3)     Section 5507 describes qualifications for fiduciaries.  The proposed bill states that the Secretary shall request information concerning whether that person has been convicted of any offense under Federal or State law (and if the answer is yes, the person is subject to increased scrutiny).  We appreciate keeping criminals away from our most vulnerable veterans and dependents.   However, this language seems to also exclude those convicted of minor offenses including non-moving violations of traffic laws and other on-the-books laws.  While the current law is under-inclusive, the proposed language is overly restrictive.  We would like Congress to consider exceptions for minor violations. 

4)     We very much like the section in the proposed legislation that requires re-certification/background checks each time a fiduciary is appointed.  However, as the bill adds state agencies as "persons", there should be clarification on how the background checks will be done for a state agency.  Will one person from the agency be assigned as a fiduciary for each veteran, or will the agency as a whole function as a fiduciary?   This would impact the scope of background checks.

5)     We exhort the subcommittee to provide a whistleblower provision or a more definite reporting system for abuses in the fiduciary program.  A clear chain of command and expectations goes a long way toward reporting and fixing problems before they get worse.  There should at least be a requirement in the law for the Secretary to report on the steps VA employees, beneficiaries, and third parties can take to report malfeasance and misfeasance, so that the officials most able to fix the system can make the necessary changes.  

Thank you for this opportunity to present our views here today. I will be happy to answer any questions.


Funding Statement

June 20, 2012

          The national organization Vietnam Veterans of America (VVA) is a non-profit veterans' membership organization registered as a 501(c) (19) with the Internal Revenue Service.  VVA is also appropriately registered with the Secretary of the Senate and the Clerk of the House of Representatives in compliance with the Lobbying Disclosure Act of 1995.

          VVA is not currently in receipt of any federal grant or contract, other than the routine allocation of office space and associated resources in VA Regional Offices for outreach and direct services through its Veterans Benefits Program (Service Representatives).  This is also true of the previous two fiscal years.

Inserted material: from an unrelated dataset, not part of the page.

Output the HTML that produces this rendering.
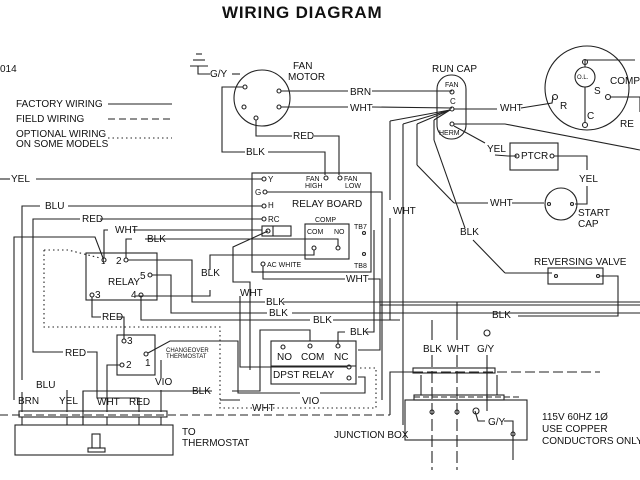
<!DOCTYPE html>
<html><head><meta charset="utf-8"><style>
html,body{margin:0;padding:0;background:#fff;width:640px;height:480px;overflow:hidden}
svg{display:block}
text{font-family:"Liberation Sans",sans-serif;font-size:10px;fill:#111}
</style></head><body>
<svg width="640" height="480" viewBox="0 0 640 480" xmlns="http://www.w3.org/2000/svg">
<g fill="none" stroke="#222" stroke-width="1.1">
<line x1="108" y1="104" x2="172" y2="104"/>
<line x1="108" y1="119" x2="172" y2="119" stroke-dasharray="7,4"/>
<line x1="108" y1="138" x2="172" y2="138" stroke-dasharray="1.5,3"/>
<line x1="196" y1="54" x2="202" y2="54"/><line x1="193" y1="60" x2="205" y2="60"/><line x1="190" y1="66" x2="208" y2="66"/>
<polyline points="198,66 198,74 210,74"/><line x1="232" y1="74" x2="240" y2="74"/>
<circle cx="262" cy="98" r="28"/>
<circle cx="245" cy="87" r="2"/><circle cx="244" cy="107" r="2"/><circle cx="279" cy="91" r="2"/><circle cx="279" cy="107" r="2"/><circle cx="256" cy="118" r="2"/>
<polyline points="243,87 222,87 222,152 245,152"/><polyline points="268,152 325,152 325,175"/>
<polyline points="256,120 256,136 292,136"/><polyline points="314,136 339,136 339,175"/>
<polyline points="281,91 348,91"/><polyline points="372,91 452,91"/>
<polyline points="281,107 348,107"/><polyline points="372,107 452,108"/>
<rect x="437" y="75" width="29" height="64" rx="14"/>
<circle cx="452" cy="92" r="2"/><circle cx="452" cy="109" r="2"/><circle cx="452" cy="124" r="2"/>
<polyline points="454,109 497,109"/><polyline points="521,108 552,103 553,97"/>
<polyline points="454,124 505,124 640,150"/>
<polyline points="454,126 485,143"/><polyline points="495,155 508,156 517,156"/>
<line x1="450" y1="110" x2="390" y2="121"/><line x1="390" y1="121" x2="390" y2="200"/><line x1="390" y1="218" x2="390" y2="320"/>
<line x1="450" y1="110" x2="403" y2="124"/><line x1="403" y1="124" x2="403" y2="425"/>
<line x1="450" y1="110" x2="417" y2="124"/><line x1="417" y1="124" x2="417" y2="165"/><line x1="417" y1="165" x2="454" y2="203"/><line x1="454" y1="203" x2="488" y2="203"/><line x1="512" y1="203" x2="544" y2="203"/>
<line x1="450" y1="110" x2="434" y2="120"/><line x1="434" y1="120" x2="434" y2="140"/><line x1="434" y1="140" x2="465" y2="228"/><line x1="473" y1="240" x2="505" y2="273"/><line x1="505" y1="273" x2="552" y2="273"/>
<circle cx="587" cy="88" r="42"/><circle cx="585" cy="77" r="10"/>
<line x1="585" y1="87" x2="585" y2="123"/><line x1="585" y1="62" x2="585" y2="67"/>
<polyline points="585,62 585,60 635,60"/>
<circle cx="555" cy="97" r="2.5"/><circle cx="585" cy="125" r="2.5"/><circle cx="585" cy="62" r="2.5"/><circle cx="608" cy="97" r="2.5"/>
<polyline points="611,97 640,97 640,112"/>
<rect x="510" y="143" width="48" height="27"/>
<circle cx="517" cy="156" r="2"/><circle cx="552" cy="156" r="2"/>
<polyline points="554,156 587,156 587,170"/><polyline points="587,186 587,204 575,204"/>
<circle cx="561" cy="204" r="16"/><circle cx="549" cy="204" r="1.5"/><circle cx="572" cy="204" r="1.5"/>
<rect x="548" y="268" width="55" height="16"/>
<circle cx="556" cy="276" r="1.5"/><circle cx="598" cy="276" r="1.5"/>
<polyline points="600,276 618,276 618,316 518,316"/>
<line x1="380" y1="305" x2="640" y2="305"/>
<rect x="252" y="173" width="119" height="99"/>
<circle cx="264" cy="179" r="2"/><circle cx="265" cy="192" r="2"/><circle cx="264" cy="206" r="2"/><circle cx="264" cy="219" r="2"/>
<circle cx="326" cy="178" r="2"/><circle cx="340" cy="178" r="2"/>
<rect x="262" y="226" width="29" height="10"/><line x1="273" y1="226" x2="273" y2="236"/><circle cx="268" cy="231" r="2"/>
<rect x="305" y="224" width="44" height="35"/>
<circle cx="314" cy="248" r="2"/><circle cx="338" cy="248" r="2"/>
<polyline points="314,250 314,255 210,255 210,270"/><polyline points="210,290 210,296 135,296"/>
<circle cx="364" cy="233" r="1.5"/><circle cx="364" cy="254" r="1.5"/>
<circle cx="263" cy="264" r="2"/>
<polyline points="263,266 263,279 345,279"/><polyline points="368,279 380,279 380,350 358,350"/>
<polyline points="267,192 382,192 382,400"/>
<polyline points="338,246 338,239 145,239"/>
<polyline points="268,231 233,247 233,282 250,282 250,370"/>
<line x1="0" y1="179" x2="10" y2="179"/><line x1="36" y1="179" x2="262" y2="179"/>
<polyline points="262,206 68,206"/><polyline points="40,206 22,206 22,380"/>
<polyline points="262,219 100,219"/><polyline points="80,219 33,219 33,352 63,352"/><polyline points="87,352 97,352 97,398 139,398 139,412"/>
<polyline points="14,400 14,237 95,237 103,258"/>
<polyline points="104,258 104,230 108,230"/><polyline points="133,230 262,230"/>
<polyline points="126,258 126,239 132,239"/>
<polyline points="67,390 67,412"/><polyline points="22,392 22,412"/>
<rect x="86" y="253" width="71" height="47"/>
<circle cx="104" cy="260" r="2"/><circle cx="126" cy="260" r="2"/><circle cx="150" cy="275" r="2"/><circle cx="92" cy="295" r="2"/><circle cx="141" cy="295" r="2"/>
<polyline points="128,260 192,260 192,302 265,302"/><polyline points="283,302 640,302"/>
<polyline points="152,275 171,275 171,313 267,313"/><polyline points="292,313 640,313"/>
<polyline points="141,297 141,320 310,320"/><polyline points="333,320 400,320"/>
<polyline points="92,297 92,317 101,317"/><polyline points="117,317 124,317 124,339"/>
<rect x="117" y="335" width="38" height="40"/>
<circle cx="124" cy="341" r="2"/><circle cx="122" cy="365" r="2"/><circle cx="146" cy="354" r="2"/>
<polyline points="120,365 107,365 107,412"/>
<polyline points="148,353 170,341 238,341 238,393 300,393"/><polyline points="320,393 365,393 365,377 358,377"/>
<polyline points="161,360 161,378"/><polyline points="161,390 161,412"/>
<polyline points="83,412 83,391 212,391"/><polyline points="232,391 260,391 260,330 310,330 310,341"/>
<polyline points="220,400 240,400"/>
<rect x="271" y="341" width="85" height="43"/>
<circle cx="283" cy="347" r="2"/><circle cx="310" cy="346" r="2"/><circle cx="338" cy="346" r="2"/>
<line x1="271" y1="366" x2="356" y2="366"/>
<circle cx="349" cy="367" r="2"/><circle cx="349" cy="378" r="2"/>
<polyline points="338,344 338,332 345,332"/><polyline points="366,332 374,332 374,230"/>
<polyline points="240,296 240,367 347,367"/>
<polyline points="44,250 68,250 100,258" stroke-dasharray="1.5,3"/>
<polyline points="44,250 44,327 220,327 220,408 376,408 376,368 358,368" stroke-dasharray="1.5,3"/>
<rect x="15" y="425" width="158" height="30"/>
<rect x="19" y="411" width="148" height="6"/>
<line x1="0" y1="415" x2="340" y2="415" stroke-dasharray="8,4"/>
<line x1="22" y1="417" x2="22" y2="425"/><line x1="67" y1="417" x2="67" y2="425"/><line x1="107" y1="417" x2="107" y2="425"/><line x1="139" y1="417" x2="139" y2="425"/><line x1="161" y1="417" x2="161" y2="425"/><line x1="83" y1="417" x2="83" y2="425"/>
<polyline points="83,425 83,391"/>
<rect x="92" y="434" width="8" height="14"/><rect x="88" y="448" width="17" height="4"/>
<polyline points="340,415 390,415" stroke-dasharray="8,4"/>
<polyline points="390,415 390,372 413,372"/>
<rect x="413" y="368" width="82" height="5"/>
<line x1="413" y1="372" x2="600" y2="372" stroke-dasharray="10,4"/>
<line x1="421" y1="375" x2="421" y2="395"/><line x1="497" y1="375" x2="497" y2="395"/>
<rect x="414" y="395" width="90" height="5"/>
<rect x="405" y="400" width="122" height="40"/>
<line x1="414" y1="397" x2="520" y2="397" stroke-dasharray="6,3"/>
<line x1="405" y1="440" x2="527" y2="440" stroke-dasharray="8,4"/>
<line x1="432" y1="320" x2="432" y2="340"/><line x1="432" y1="355" x2="432" y2="470" stroke-dasharray="12,4"/>
<line x1="457" y1="302" x2="457" y2="340"/><line x1="457" y1="355" x2="457" y2="470" stroke-dasharray="12,4"/>
<circle cx="432" cy="412" r="2"/><circle cx="457" cy="412" r="2"/>
<circle cx="487" cy="333" r="3"/><line x1="487" y1="355" x2="487" y2="411" /><polyline points="475,411 478,421 485,421"/>
<circle cx="476" cy="411" r="3"/>
<polyline points="504,421 513,421 513,432 513,460"/><circle cx="513" cy="434" r="2"/>
</g>
<text x="222" y="18" style="font-size:17px;font-weight:bold;letter-spacing:0.8px">WIRING DIAGRAM</text>
<text x="0" y="72">014</text>
<text x="16" y="107">FACTORY WIRING</text>
<text x="16" y="122">FIELD WIRING</text>
<text x="16" y="137">OPTIONAL WIRING</text>
<text x="16" y="147">ON SOME MODELS</text>
<text x="210" y="77">G/Y</text>
<text x="293" y="69">FAN</text><text x="288" y="80">MOTOR</text>
<text x="350" y="95">BRN</text><text x="350" y="111">WHT</text>
<text x="293" y="139">RED</text><text x="246" y="155">BLK</text>
<text x="432" y="72">RUN CAP</text>
<text x="445" y="87" style="font-size:7px">FAN</text><text x="450" y="104" style="font-size:8px">C</text><text x="439" y="135" style="font-size:7px">HERM</text>
<text x="500" y="111">WHT</text><text x="487" y="152">YEL</text>
<text x="521" y="159">PTCR</text>
<text x="579" y="182">YEL</text>
<text x="490" y="206">WHT</text>
<text x="578" y="216">START</text><text x="578" y="227">CAP</text>
<text x="460" y="235">BLK</text>
<text x="393" y="214">WHT</text>
<text x="534" y="265">REVERSING VALVE</text>
<text x="577" y="79" style="font-size:6px">O.L.</text>
<text x="560" y="109">R</text><text x="594" y="94">S</text><text x="587" y="119">C</text>
<text x="610" y="84">COMPRE</text>
<text x="11" y="182">YEL</text>
<text x="45" y="209">BLU</text>
<text x="82" y="222">RED</text>
<text x="115" y="233">WHT</text><text x="147" y="242">BLK</text>
<text x="268" y="182" style="font-size:8px">Y</text><text x="255" y="195" style="font-size:8px">G</text>
<text x="268" y="208" style="font-size:8px">H</text><text x="268" y="222" style="font-size:8px">RC</text>
<text x="306" y="181" style="font-size:7px">FAN</text><text x="305" y="188" style="font-size:7px">HIGH</text>
<text x="344" y="181" style="font-size:7px">FAN</text><text x="345" y="188" style="font-size:7px">LOW</text>
<text x="292" y="207">RELAY BOARD</text>
<text x="315" y="222" style="font-size:7px">COMP</text>
<text x="307" y="234" style="font-size:7px">COM</text><text x="334" y="234" style="font-size:7px">NO</text>
<text x="354" y="229" style="font-size:7px">TB7</text><text x="354" y="268" style="font-size:7px">TB8</text>
<text x="267" y="267" style="font-size:7px">AC WHITE</text>
<text x="346" y="282">WHT</text>
<text x="101" y="264" style="font-size:8px">1</text><text x="116" y="264">2</text>
<text x="108" y="285">RELAY</text><text x="140" y="279">5</text>
<text x="95" y="298">3</text><text x="131" y="298">4</text>
<text x="201" y="276">BLK</text><text x="240" y="296">WHT</text>
<text x="266" y="305">BLK</text><text x="269" y="316">BLK</text><text x="313" y="323">BLK</text><text x="350" y="335">BLK</text>
<text x="102" y="320">RED</text>
<text x="127" y="344">3</text><text x="126" y="368">2</text><text x="145" y="366">1</text>
<text x="166" y="352" style="font-size:6px">CHANGEOVER</text><text x="166" y="358" style="font-size:6px">THERMOSTAT</text>
<text x="155" y="385">VIO</text>
<text x="65" y="356">RED</text>
<text x="192" y="394">BLK</text><text x="302" y="404">VIO</text><text x="252" y="411">WHT</text>
<text x="277" y="360">NO</text><text x="301" y="360">COM</text><text x="334" y="360">NC</text>
<text x="273" y="378">DPST RELAY</text>
<text x="36" y="388">BLU</text>
<text x="18" y="404">BRN</text><text x="59" y="404">YEL</text><text x="97" y="405">WHT</text><text x="129" y="405">RED</text>
<text x="182" y="435">TO</text><text x="182" y="446">THERMOSTAT</text>
<text x="334" y="438">JUNCTION BOX</text>
<text x="423" y="352">BLK</text><text x="447" y="352">WHT</text><text x="477" y="352">G/Y</text>
<text x="488" y="425">G/Y</text>
<text x="542" y="420">115V 60HZ 1Ø</text><text x="542" y="432">USE COPPER</text><text x="542" y="444">CONDUCTORS ONLY</text>
<text x="492" y="318">BLK</text>
<text x="620" y="127">RE</text>
</svg>
</body></html>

For Further Information, Contact:

          Executive Director of Policy and Government Affairs

          Vietnam Veterans of America

          (301) 585-4000, extension 127

Lauren Kologe, Esq., is Deputy Director of the Veterans Benefits Program on the National Staff of Vietnam Veterans of America.  She has worked for VVA since 2008, representing veterans in claims before the Veterans Benefits Administration and the Board of Veterans Appeals.  She is responsible for training and supervision of service officers and appellate attorneys for Vietnam Veterans of America.  She also monitors agency policy and rule-making on veterans benefits related issues.

Ms. Kologe is a graduate of American University’s Washington College of Law (J.D. 2007) and the Pennsylvania State University (B.S. 2004).  She is licensed to practice law in the State of Maryland and before the United States Court of Appeals for Veterans Claims.  Although not a veteran herself, her father served honorably in the U.S. Army in Germany, and extended family members served in World War II (Pacific Theater), the Korean Conflict, and in the Persian Gulf.